Full disclosure--publicly disclosing the details of vulnerabilities--has long been the subject of heated debate in the security community and remains a double-edged sword.
On the one hand, full disclosure holds a vendor's feet to the fire so it will fix vulnerabilities quickly. The whole movement to full disclosure was in direct response to vendors ignoring security problems, and 62 percent of readers polled for this article say vendors wouldn't fix problems if they weren't exposed. Publishing vulnerabilities with working source code or step-by-step instructions proves that a vulnerability exists and forces vendors to acknowledge the problem while allowing software users to check their systems for holes. Of course, these codes and instructions also land in the hands of any script-kid who can work a browser.

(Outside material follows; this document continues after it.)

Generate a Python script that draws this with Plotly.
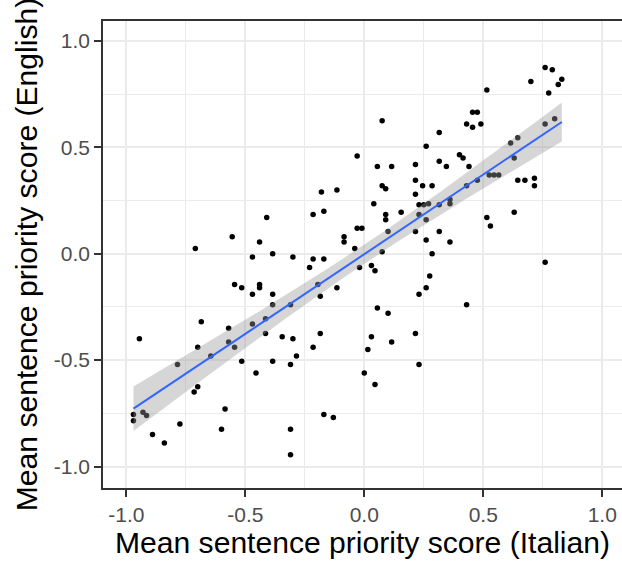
import numpy as np
import plotly.graph_objects as go

# Mean sentence priority scores (x: Italian, y: English)
italian_scores = [
    -0.03, -0.18, -0.115, -0.215, -0.17, -0.41, -0.555, -0.71, -0.44, -0.47,
    -0.385, -0.30, -0.215, -0.17, -0.085, -0.085, -0.03, -0.04,
    0.76, 0.79, 0.83, 0.815, 0.70, 0.775, 0.515, 0.76, 0.80, 0.075,
    0.455, 0.475, 0.43, 0.455, 0.49, 0.315, 0.26, 0.615, 0.645, 0.63,
    0.40, 0.415, 0.055, 0.115, 0.215, 0.315, 0.345, 0.44, 0.525, 0.545,
    0.565, 0.475, 0.645, 0.675, 0.715, 0.715, 0.215, 0.245, 0.285, 0.43,
    0.075, 0.09, 0.215, 0.04, 0.23, 0.25, 0.27, 0.315, 0.36, 0.36,
    0.155, 0.09, 0.09, 0.23, 0.26, 0.63, 0.515, 0.53, -0.01, 0.10,
    0.215, 0.315, 0.26, 0.36, 0.075, 0.285,
    -0.23, -0.02, -0.545, -0.515, -0.44, -0.44, -0.47, -0.385, -0.385, -0.31,
    -0.195, -0.185, -0.115, -0.685, -0.57, -0.57, -0.47, -0.415, -0.415, -0.70,
    -0.545, -0.645, -0.785, -0.945, -0.515, -0.455, -0.385, -0.31, -0.285, -0.345,
    -0.30, -0.185, -0.215, -0.70, -0.715, -0.585, -0.60, -0.775, -0.89, -0.84,
    -0.97, -0.97, -0.93, -0.915, -0.31, -0.31, -0.17, -0.13,
    0.03, 0.045, 0.76, 0.275, 0.26, 0.23, 0.43, 0.055, 0.10, 0.215,
    0.03, 0.115, 0.015, 0.23, 0.0, 0.045,
]
english_scores = [
    0.46, 0.29, 0.30, 0.185, 0.20, 0.17, 0.08, 0.025, 0.055, -0.015,
    0.0, -0.015, -0.025, -0.025, 0.08, 0.055, 0.12, 0.025,
    0.875, 0.865, 0.82, 0.795, 0.81, 0.755, 0.77, 0.61, 0.635, 0.625,
    0.665, 0.665, 0.61, 0.595, 0.61, 0.57, 0.505, 0.52, 0.545, 0.45,
    0.465, 0.45, 0.41, 0.41, 0.42, 0.435, 0.41, 0.41, 0.37, 0.37,
    0.37, 0.345, 0.345, 0.345, 0.355, 0.32, 0.345, 0.32, 0.32, 0.32,
    0.32, 0.305, 0.28, 0.235, 0.23, 0.23, 0.235, 0.23, 0.255, 0.235,
    0.195, 0.185, 0.16, 0.185, 0.16, 0.195, 0.17, 0.13, 0.12, 0.105,
    0.105, 0.105, 0.065, 0.055, 0.01, 0.0,
    -0.065, -0.065, -0.145, -0.16, -0.145, -0.16, -0.19, -0.19, -0.24, -0.24,
    -0.145, -0.20, -0.16, -0.32, -0.35, -0.415, -0.33, -0.305, -0.375, -0.44,
    -0.44, -0.48, -0.52, -0.40, -0.505, -0.56, -0.505, -0.52, -0.48, -0.39,
    -0.40, -0.375, -0.44, -0.625, -0.65, -0.73, -0.825, -0.80, -0.85, -0.89,
    -0.755, -0.785, -0.745, -0.76, -0.825, -0.945, -0.755, -0.77,
    -0.055, -0.08, -0.04, -0.105, -0.16, -0.19, -0.24, -0.255, -0.28, -0.375,
    -0.39, -0.415, -0.45, -0.52, -0.56, -0.615,
]
tick_values = [-1.0, -0.5, 0.0, 0.5, 1.0]
tick_labels = ["-1.0", "-0.5", "0.0", "0.5", "1.0"]

# Linear fit with 95% confidence band (as geom_smooth(method = "lm"))
x = np.array(italian_scores)
y = np.array(english_scores)
n = len(x)
b1, b0 = np.polyfit(x, y, 1)
resid = y - (b0 + b1 * x)
s = np.sqrt(np.sum(resid ** 2) / (n - 2))
xbar = x.mean()
sxx = np.sum((x - xbar) ** 2)
t_crit = 1.976
fit_x = np.linspace(x.min(), x.max(), 80)
fit_y = b0 + b1 * fit_x
se = s * np.sqrt(1.0 / n + (fit_x - xbar) ** 2 / sxx)
upper = fit_y + t_crit * se
lower = fit_y - t_crit * se

fig = go.Figure()
fig.add_trace(go.Scatter(
    x=italian_scores, y=english_scores, mode="markers",
    marker=dict(color="black", size=5.5, line=dict(width=0)),
    showlegend=False, hoverinfo="skip",
))
fig.add_trace(go.Scatter(
    x=np.concatenate([fit_x, fit_x[::-1]]),
    y=np.concatenate([upper, lower[::-1]]),
    fill="toself", fillcolor="rgba(153,153,153,0.4)",
    line=dict(width=0), mode="lines", showlegend=False, hoverinfo="skip",
))
fig.add_trace(go.Scatter(
    x=fit_x, y=fit_y, mode="lines",
    line=dict(color="#3366FF", width=2), showlegend=False, hoverinfo="skip",
))

axis_common = dict(
    tickvals=tick_values, ticktext=tick_labels,
    showgrid=True, gridcolor="#EBEBEB", gridwidth=1.6,
    minor=dict(dtick=0.25, tick0=0, showgrid=True, gridcolor="#EBEBEB", gridwidth=0.8),
    zeroline=False,
    showline=True, linecolor="#333333", linewidth=1.5,
    ticks="outside", ticklen=7, tickwidth=1.5, tickcolor="#333333",
    tickfont=dict(family="Liberation Sans, Arial, sans-serif", size=21, color="#4D4D4D"),
)

fig.update_layout(
    width=622, height=562,
    margin=dict(l=102.6, r=0, t=20.7, b=73.7),
    plot_bgcolor="white", paper_bgcolor="white",
    font=dict(family="Liberation Sans, Arial, sans-serif"),
    xaxis=dict(
        range=[-1.098, 1.083], mirror=True,
        title=dict(text="Mean sentence priority score (Italian)",
                   font=dict(size=30.1, color="black"), standoff=4),
        **axis_common,
    ),
    yaxis=dict(
        range=[-1.101, 1.094], mirror=False,
        title=dict(text="Mean sentence priority score (English)",
                   font=dict(size=30.1, color="black"), standoff=7),
        **axis_common,
    ),
)

fig.write_html("out.html")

The question is: Does the benefit of full disclosure outweigh the value of nondisclosure or limited disclosure? A move to nondisclosure--for example, making disclosure a criminal offense--would take us back to the bad old days before Bugtraq was started. The underground would have all the tools, and vendors would keep problems quiet. Cynical? No, just realistic. Vendors aren't inherently evil, but they aren't going to spend money where they don't need to, and fixing vulnerabilities costs money. Perhaps the Environmental Protection Agency has the right idea: Companies are forced to properly handle hazardous materials from cradle to grave or face expensive fines, the cost of clean-up and possible criminal prosecution brought about by Superfund legislation.
Partial disclosure sounds feasible. Announce the vulnerability, but don't give out details. Although that initially keeps exploit code out of the hands of script-kiddies, any programmer can use the information in partial disclosure to shorten the development time of a working exploit. That isn't much better. The side effect is that you have to rely on the vendor that created the vulnerability to fix it, and you can't check that the fix worked. And let's not forget that leakage happens.
Ninety-six percent of those polled say full disclosure serves as a check and balance to vendors, which otherwise wouldn't fess up to security vulnerabilities. The famous tagline used by L0pht Heavy Industries, now @Stake, "Making the theoretical practical since 1992," was in direct response to Microsoft, which had stated that a vulnerability was highly theoretical. Now, that doesn't mean vendors should be surprised by vulnerabilities announced on public lists. Many researchers notify vendors about security problems and work with them until a solution is found, and many vendors have programs in place to support vulnerability reporting. As long as researchers and vendors work together, the Internet community is served. Full disclosure works.